Sie sind der jüngste Weltmeister der Formel-1-Geschichte, verdienen Millionen und werden von Millionen bewundert. Fühlen Sie sich als Vorbild?

Vettel:

Nein, das will ich nicht sein, und ich weiß auch nicht, ob ich dazu tauge. Ich hoffe, dass mich die Leute so natürlich wahrnehmen, wie ich bin. Ich habe nicht vergessen, wo ich herkomme und wer meine wahren Freunde sind. Es gibt mir nichts, wenn ich Poster oder Plakate von mir auf der Straße sehe. Wenn mir die Leute zujubeln, macht es mich stolz. Und zu den Millionen: Ich habe mit diesem Sport nicht angefangen, weil man da viel Geld verdienen kann.
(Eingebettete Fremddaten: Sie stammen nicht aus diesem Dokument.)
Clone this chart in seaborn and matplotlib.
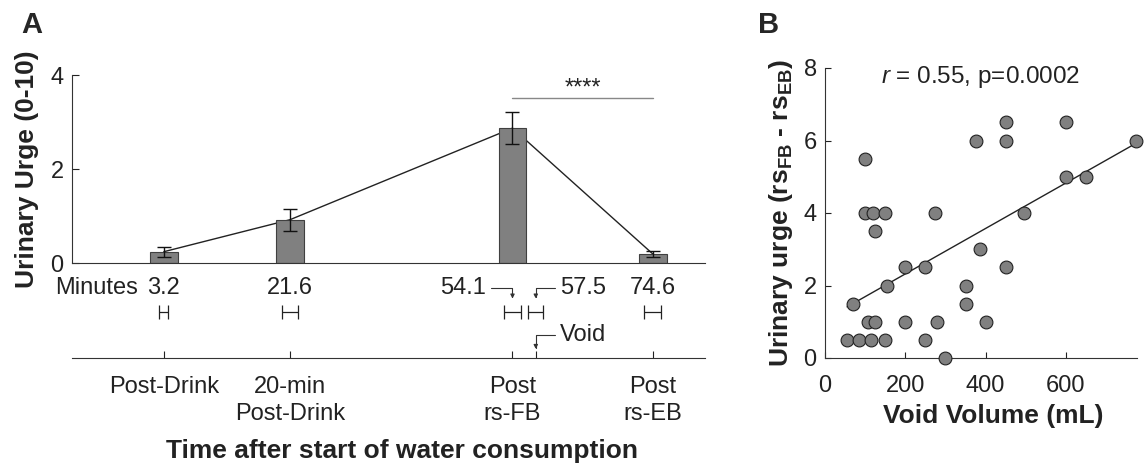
import matplotlib
matplotlib.use('Agg')
import matplotlib.pyplot as plt
import seaborn as sns
import pandas as pd

# Panel A: urge at each time point (mean, SEM) and time (mean, SD) in minutes
bar_times = [3.2, 21.6, 54.1, 74.6]
urge_mean = [0.24, 0.92, 2.87, 0.19]
urge_sem = [0.11, 0.23, 0.34, 0.07]
event_times = [3.2, 21.6, 54.1, 57.5, 74.6]
event_sd = [0.65, 1.2, 1.25, 1.1, 1.25]
event_labels = ['Post-Drink', '20-min\nPost-Drink', 'Post\nrs-FB', '', 'Post\nrs-EB']

# Panel B: void volume vs change in urge
void_ml = [55, 70, 85, 100, 100, 107, 115, 120, 125, 125, 150, 150, 155,
           200, 200, 250, 250, 275, 280, 300, 350, 350, 375, 385, 400,
           450, 450, 450, 495, 600, 600, 650, 775]
urge_diff = [0.5, 1.5, 0.5, 5.5, 4, 1, 0.5, 4, 1, 3.5, 4, 0.5, 2,
             2.5, 1, 2.5, 0.5, 4, 1, 0, 2, 1.5, 6, 3, 1,
             6.5, 6, 2.5, 4, 6.5, 5, 5, 6]

sns.set_style('ticks')
plt.rcParams['font.family'] = ['Liberation Sans', 'DejaVu Sans']
plt.rcParams['mathtext.fontset'] = 'custom'
plt.rcParams['mathtext.rm'] = 'Liberation Sans'
plt.rcParams['mathtext.it'] = 'Liberation Sans:italic'
plt.rcParams['mathtext.bf'] = 'Liberation Sans:bold'
txt = '#222222'
W, H = 1147, 468
fig = plt.figure(figsize=(W / 100, H / 100), dpi=100)

xlim = (-10.2, 82.2)
axA = fig.add_axes([72 / W, 1 - 263 / H, 633 / W, 188 / H])
axL = fig.add_axes([72 / W, 1 - 358 / H, 633 / W, 90 / H])
axB = fig.add_axes([825 / W, 1 - 358 / H, 312 / W, 290 / H])

# --- panel A bars
bars = pd.DataFrame({'time': bar_times, 'urge': urge_mean})
sns.barplot(data=bars, x='time', y='urge', native_scale=True, width=4 / 18.4,
            color='#808080', saturation=1, edgecolor='#404040', linewidth=0.8,
            errorbar=None, ax=axA)
sns.lineplot(x=bar_times, y=urge_mean, color='#222222', lw=1, zorder=0.5, ax=axA)
axA.errorbar(bar_times, urge_mean, yerr=urge_sem, fmt='none', ecolor='#111111',
             elinewidth=1, capsize=5, capthick=1, zorder=3)
axA.plot([54.1, 74.6], [3.51, 3.51], color='#888888', lw=1)
axA.text(64.35, 3.72, '****', ha='center', va='center', fontsize=17, color=txt)
axA.set_xlim(xlim)
axA.set_ylim(0, 4)
axA.set_yticks([0, 2, 4])
axA.set_xticks([])
axA.set_xlabel('')
axA.set_ylabel('Urinary Urge (0-10)', fontsize=19, fontweight='bold', color=txt, labelpad=8)
axA.tick_params(axis='y', direction='in', length=5, labelsize=17, pad=6, colors=txt)
sns.despine(ax=axA)

# --- panel A timeline below
axL.errorbar(event_times, [0.51] * len(event_times), xerr=event_sd, fmt='none',
             ecolor='#222222', elinewidth=0.9, capsize=4.8, capthick=0.9)
axL.set_xlim(xlim)
axL.set_ylim(0, 1)
axL.patch.set_alpha(0)
axL.set_yticks([])
axL.set_xticks(event_times)
axL.set_xticklabels(event_labels, linespacing=1.3)
axL.tick_params(axis='x', direction='in', length=5, labelsize=17, pad=13, colors=txt)
for s in ['top', 'left', 'right']:
    axL.spines[s].set_visible(False)
axL.set_xlabel('Time after start of water consumption', fontsize=19,
               fontweight='bold', color=txt)
axL.xaxis.set_label_coords(0.521, -0.9)

row_y = 0.78
axL.text(-0.6, row_y, 'Minutes', ha='right', va='center', fontsize=17, color=txt)
for t in [3.2, 21.6, 74.6]:
    axL.text(t, row_y, f'{t}', ha='center', va='center', fontsize=17, color=txt)
arrow = dict(arrowstyle='-|>', color='#333333', lw=0.8, mutation_scale=6,
             shrinkA=1, shrinkB=0, connectionstyle='angle,angleA=0,angleB=90,rad=0')
axL.annotate('54.1', xy=(54.1, 0.66), xytext=(50.3, row_y), ha='right', va='center',
             fontsize=17, color=txt, arrowprops=dict(arrow, relpos=(1, 0.5)))
axL.annotate('57.5', xy=(57.5, 0.66), xytext=(61.0, row_y), ha='left', va='center',
             fontsize=17, color=txt, arrowprops=dict(arrow, relpos=(0, 0.5)))
axL.annotate('Void', xy=(57.5, 0.1), xytext=(61.0, 0.26), ha='left', va='center',
             fontsize=17, color=txt, arrowprops=dict(arrow, relpos=(0, 0.5)))

# --- panel B
sns.regplot(x=void_ml, y=urge_diff, ci=None, ax=axB,
            scatter_kws=dict(s=85, color='#808080', edgecolor='#222222',
                             linewidths=0.8, alpha=1, clip_on=False, zorder=3),
            line_kws=dict(color='#222222', lw=1))
axB.set_xlim(0, 777)
axB.set_ylim(0, 8)
axB.set_xticks([0, 200, 400, 600])
axB.set_yticks([0, 2, 4, 6, 8])
axB.tick_params(direction='in', length=4, labelsize=17, colors=txt)
axB.tick_params(axis='x', pad=12)
axB.tick_params(axis='y', pad=6)
axB.set_xlabel('Void Volume (mL)', fontsize=19, fontweight='bold', color=txt)
axB.xaxis.set_label_coords(0.54, -0.16)
axB.set_ylabel(r'Urinary urge (rs$_{\bf FB}$ - rs$_{\bf EB}$)', fontsize=19,
               fontweight='bold', color=txt, labelpad=6)
axB.text(388, 7.75, r'$r$ = 0.55, p=0.0002', ha='center', va='center',
         fontsize=17.5, color=txt)
sns.despine(ax=axB)

for ax in [axA, axL, axB]:
    for s in ax.spines.values():
        s.set_color('#333333')

fig.text(32 / W, 1 - 25 / H, 'A', ha='center', va='center', fontsize=21, fontweight='bold')
fig.text(769 / W, 1 - 25 / H, 'B', ha='center', va='center', fontsize=21, fontweight='bold')

fig.savefig('out.png', dpi=100)
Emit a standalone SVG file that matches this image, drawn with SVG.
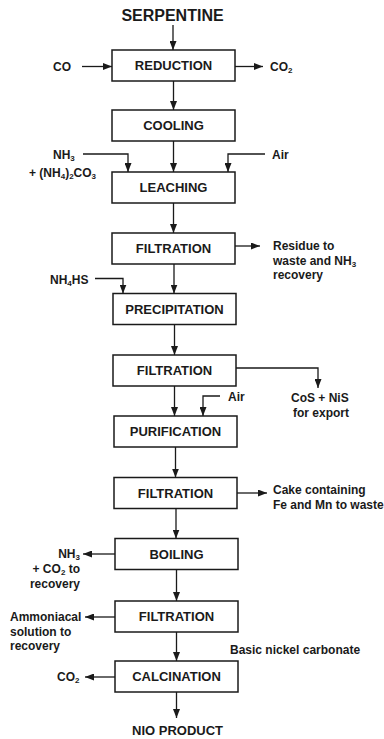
<svg xmlns="http://www.w3.org/2000/svg" width="384" height="739" viewBox="0 0 384 739">
<style>
.box{fill:#fff;stroke:#1a1a1a;stroke-width:1.5}
.lbl{font-family:"Liberation Sans",Arial,sans-serif;font-weight:bold;font-size:13px;fill:#1a1a1a;text-anchor:middle}
.side{font-family:"Liberation Sans",Arial,sans-serif;font-weight:bold;font-size:12px;fill:#1a1a1a}
.big{font-family:"Liberation Sans",Arial,sans-serif;font-weight:bold;font-size:16px;fill:#1a1a1a;text-anchor:middle}
.ln{fill:none;stroke:#1a1a1a;stroke-width:1.3}
.ar{marker-end:url(#ah)}
</style>
<defs>
<marker id="ah" markerWidth="9" markerHeight="7" refX="9" refY="3.5" orient="auto" markerUnits="userSpaceOnUse"><path d="M0,0 L9,3.5 L0,7 z" fill="#1a1a1a"/></marker>
</defs>
<rect width="384" height="739" fill="#fff"/>

<g id="serpentine"><text class="big" x="172.5" y="21">SERPENTINE</text></g>
<g id="reduction"><rect class="box" x="112" y="50" width="123" height="31"/><text class="lbl" x="173.5" y="70.2">REDUCTION</text></g>
<g id="cooling"><rect class="box" x="112" y="110" width="123" height="31"/><text class="lbl" x="173.5" y="130.2">COOLING</text></g>
<g id="leaching"><rect class="box" x="112" y="172" width="123" height="31"/><text class="lbl" x="173.5" y="192.2">LEACHING</text></g>
<g id="filtration1"><rect class="box" x="112" y="233" width="123" height="31"/><text class="lbl" x="173.5" y="253.2">FILTRATION</text></g>
<g id="precipitation"><rect class="box" x="113" y="293.5" width="123" height="31"/><text class="lbl" x="174.5" y="313.7">PRECIPITATION</text></g>
<g id="filtration2"><rect class="box" x="113" y="355" width="123" height="31"/><text class="lbl" x="174.5" y="375.2">FILTRATION</text></g>
<g id="purification"><rect class="box" x="114" y="416" width="123" height="31"/><text class="lbl" x="175.5" y="436.2">PURIFICATION</text></g>
<g id="filtration3"><rect class="box" x="114" y="477.5" width="123" height="31"/><text class="lbl" x="175.5" y="497.7">FILTRATION</text></g>
<g id="boiling"><rect class="box" x="115" y="538.5" width="123" height="31"/><text class="lbl" x="176.5" y="558.7">BOILING</text></g>
<g id="filtration4"><rect class="box" x="115" y="601" width="123" height="31"/><text class="lbl" x="176.5" y="621.2">FILTRATION</text></g>
<g id="calcination"><rect class="box" x="115" y="661" width="123" height="31"/><text class="lbl" x="176.5" y="681.2">CALCINATION</text></g>
<g id="product"><text class="lbl" x="177.5" y="735">NIO PRODUCT</text></g>

<g id="co-in"><text class="side" x="53" y="71">CO</text></g>
<g id="co2-out"><text class="side" x="270" y="71">CO<tspan font-size="8" dy="2">2</tspan></text></g>
<g id="nh3-in"><text class="side" x="53" y="159">NH<tspan font-size="8" dy="2">3</tspan></text><text class="side" x="29" y="177">+ (NH<tspan font-size="8" dy="2">4</tspan><tspan dy="-2">)</tspan><tspan font-size="8" dy="2">2</tspan><tspan dy="-2">CO</tspan><tspan font-size="8" dy="2">3</tspan></text></g>
<g id="air1"><text class="side" x="272" y="159">Air</text></g>
<g id="residue"><text class="side" x="273" y="250">Residue to</text><text class="side" x="273" y="265">waste and NH<tspan font-size="8" dy="2">3</tspan></text><text class="side" x="273" y="279">recovery</text></g>
<g id="nh4hs"><text class="side" x="50" y="284">NH<tspan font-size="8" dy="2">4</tspan><tspan dy="-2">HS</tspan></text></g>
<g id="cos-nis"><text class="side" x="291" y="402">CoS + NiS</text><text class="side" x="293" y="417">for export</text></g>
<g id="air2"><text class="side" x="228" y="401">Air</text></g>
<g id="cake"><text class="side" x="273" y="494">Cake containing</text><text class="side" x="273" y="509">Fe and Mn to waste</text></g>
<g id="nh3-co2"><text class="side" x="80" y="557.5" text-anchor="end">NH<tspan font-size="8" dy="2">3</tspan></text><text class="side" x="80" y="573" text-anchor="end">+ CO<tspan font-size="8" dy="2">2</tspan><tspan dy="-2"> to</tspan></text><text class="side" x="80" y="587.5" text-anchor="end">recovery</text></g>
<g id="ammoniacal"><text class="side" x="10" y="621">Ammoniacal</text><text class="side" x="10" y="636">solution to</text><text class="side" x="10" y="650">recovery</text></g>
<g id="basic-nickel"><text class="side" x="230" y="654">Basic nickel carbonate</text></g>
<g id="co2-calc"><text class="side" x="57" y="681">CO<tspan font-size="8" dy="2">2</tspan></text></g>

<g id="connectors">
<path class="ln ar" d="M173,25 V50"/>
<path class="ln ar" d="M82,66.5 H112"/>
<path class="ln ar" d="M235,66.5 H263"/>
<path class="ln ar" d="M173.5,81 V110"/>
<path class="ln ar" d="M173.5,141 V172"/>
<path class="ln ar" d="M83,154 H128 V172"/>
<path class="ln ar" d="M265,154 H228 V172"/>
<path class="ln ar" d="M173.5,203 V233"/>
<path class="ln ar" d="M235,246 H260"/>
<path class="ln ar" d="M174,264 V293.5"/>
<path class="ln ar" d="M95,278.5 H123 V293.5"/>
<path class="ln ar" d="M174.5,324.5 V355"/>
<path class="ln ar" d="M236,368 H318 V388"/>
<path class="ln ar" d="M174.5,386 V416"/>
<path class="ln ar" d="M220,396 H203 V416"/>
<path class="ln ar" d="M175.5,447 V477.5"/>
<path class="ln ar" d="M237,493 H267"/>
<path class="ln ar" d="M176,508.5 V538.5"/>
<path class="ln ar" d="M115,554 H83"/>
<path class="ln ar" d="M176.5,569.5 V601"/>
<path class="ln ar" d="M115,617 H85"/>
<path class="ln ar" d="M176.5,632 V661"/>
<path class="ln ar" d="M115,677 H85"/>
<path class="ln ar" d="M176.5,692 V718"/>
</g>
</svg>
Ein Held möchten Sie auch nicht sein?

Vettel:

Das bin ich noch weniger. Helden haben etwas Großes geleistet für ihren Sport oder für eine andere wichtige Sache. Michael ist ein Held für mich. Er hat der Formel 1 viel gegeben, sie hat sich durch ihn weiterentwickelt. Ich bin erst einmal Weltmeister geworden.

In dieser Saison sehen sich die Fahrer besonders großen Herausforderungen gegenüber: die neuen Reifen, der verstellbare Heckflügel.

Vettel:

Die vielen Knöpfe im Cockpit sind eine Herausforderung. Es gibt jetzt viel mehr, worauf du achten musst. Bei Tempo 300 kann das gefährlich werden. Wenn es von der Sicherheit Bedenken gibt, müssen wir Piloten sofort unseren Mund aufmachen. Ich bin mir sicher, dass wir auch bei der Fia (Automobilweltverband, d. R.) Gehör finden.